[Stated goal] Repeat exactly the lines running from the first line of the data to the line containing "const rows = categories.map((name, i)", both ends included, and nothing else; drop the pictures.

[Information shown]
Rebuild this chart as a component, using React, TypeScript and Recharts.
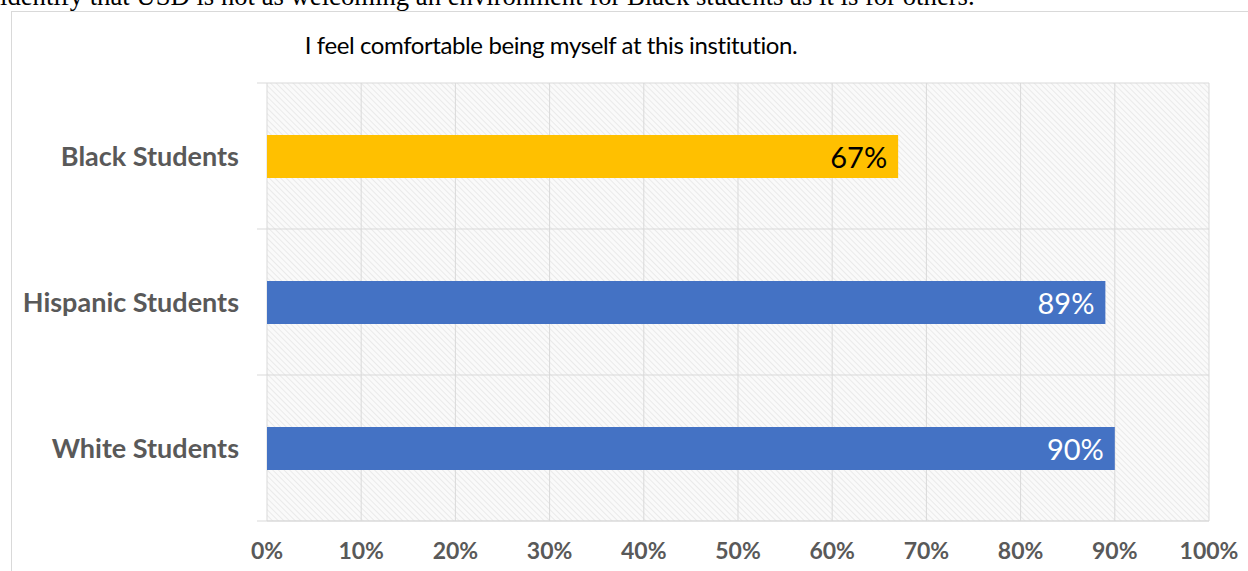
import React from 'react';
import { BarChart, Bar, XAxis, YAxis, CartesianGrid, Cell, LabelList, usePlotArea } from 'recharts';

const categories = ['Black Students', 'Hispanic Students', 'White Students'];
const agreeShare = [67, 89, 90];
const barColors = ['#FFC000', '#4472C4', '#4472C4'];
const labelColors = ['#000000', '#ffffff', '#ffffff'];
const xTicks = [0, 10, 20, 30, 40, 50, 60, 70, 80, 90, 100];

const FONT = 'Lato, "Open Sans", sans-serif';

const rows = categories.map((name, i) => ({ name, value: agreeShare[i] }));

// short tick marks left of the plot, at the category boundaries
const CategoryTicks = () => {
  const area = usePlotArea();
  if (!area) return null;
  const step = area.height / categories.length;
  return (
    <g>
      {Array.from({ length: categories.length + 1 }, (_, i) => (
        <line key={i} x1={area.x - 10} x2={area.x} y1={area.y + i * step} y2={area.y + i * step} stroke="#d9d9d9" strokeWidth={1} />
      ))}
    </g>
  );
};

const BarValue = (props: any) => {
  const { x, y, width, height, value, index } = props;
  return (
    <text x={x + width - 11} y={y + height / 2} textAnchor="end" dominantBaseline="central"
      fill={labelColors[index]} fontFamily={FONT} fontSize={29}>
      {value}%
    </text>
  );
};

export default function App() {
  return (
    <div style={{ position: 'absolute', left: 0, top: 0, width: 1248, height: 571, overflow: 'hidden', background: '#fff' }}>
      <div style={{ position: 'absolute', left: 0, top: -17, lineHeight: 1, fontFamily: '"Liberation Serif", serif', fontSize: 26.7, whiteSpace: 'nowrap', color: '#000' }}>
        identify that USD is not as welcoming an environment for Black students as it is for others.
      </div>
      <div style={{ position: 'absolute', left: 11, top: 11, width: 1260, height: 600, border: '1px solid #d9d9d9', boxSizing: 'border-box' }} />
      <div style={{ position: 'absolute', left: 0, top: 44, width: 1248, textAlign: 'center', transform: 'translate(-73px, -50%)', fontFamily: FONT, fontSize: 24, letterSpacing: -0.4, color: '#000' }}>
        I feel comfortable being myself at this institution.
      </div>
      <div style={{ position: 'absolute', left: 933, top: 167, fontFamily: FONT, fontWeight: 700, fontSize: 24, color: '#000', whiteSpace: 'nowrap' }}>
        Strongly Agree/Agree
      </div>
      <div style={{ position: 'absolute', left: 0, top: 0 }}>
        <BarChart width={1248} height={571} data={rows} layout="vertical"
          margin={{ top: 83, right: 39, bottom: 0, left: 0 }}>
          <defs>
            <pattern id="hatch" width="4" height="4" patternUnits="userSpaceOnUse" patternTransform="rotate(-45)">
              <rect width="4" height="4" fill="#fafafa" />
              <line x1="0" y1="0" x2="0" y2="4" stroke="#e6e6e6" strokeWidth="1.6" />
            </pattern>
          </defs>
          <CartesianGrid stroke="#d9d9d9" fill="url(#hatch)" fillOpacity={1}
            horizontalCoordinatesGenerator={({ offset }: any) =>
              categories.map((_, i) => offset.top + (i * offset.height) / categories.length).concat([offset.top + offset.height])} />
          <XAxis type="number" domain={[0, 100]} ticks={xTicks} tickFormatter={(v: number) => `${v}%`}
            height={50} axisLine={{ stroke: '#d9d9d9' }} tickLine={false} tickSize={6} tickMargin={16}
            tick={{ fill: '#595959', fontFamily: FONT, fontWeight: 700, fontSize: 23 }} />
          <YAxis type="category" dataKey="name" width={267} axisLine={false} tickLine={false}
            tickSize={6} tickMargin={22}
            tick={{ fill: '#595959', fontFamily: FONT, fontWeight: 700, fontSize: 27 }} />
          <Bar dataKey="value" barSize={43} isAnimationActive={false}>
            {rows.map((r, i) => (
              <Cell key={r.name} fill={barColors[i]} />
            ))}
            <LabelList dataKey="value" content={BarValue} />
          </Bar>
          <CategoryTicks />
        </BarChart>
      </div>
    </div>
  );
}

[Answer below]
Rebuild this chart as a component, using React, TypeScript and Recharts.
import React from 'react';
import { BarChart, Bar, XAxis, YAxis, CartesianGrid, Cell, LabelList, usePlotArea } from 'recharts';

const categories = ['Black Students', 'Hispanic Students', 'White Students'];
const agreeShare = [67, 89, 90];
const barColors = ['#FFC000', '#4472C4', '#4472C4'];
const labelColors = ['#000000', '#ffffff', '#ffffff'];
const xTicks = [0, 10, 20, 30, 40, 50, 60, 70, 80, 90, 100];

const FONT = 'Lato, "Open Sans", sans-serif';

const rows = categories.map((name, i) => ({ name, value: agreeShare[i] }));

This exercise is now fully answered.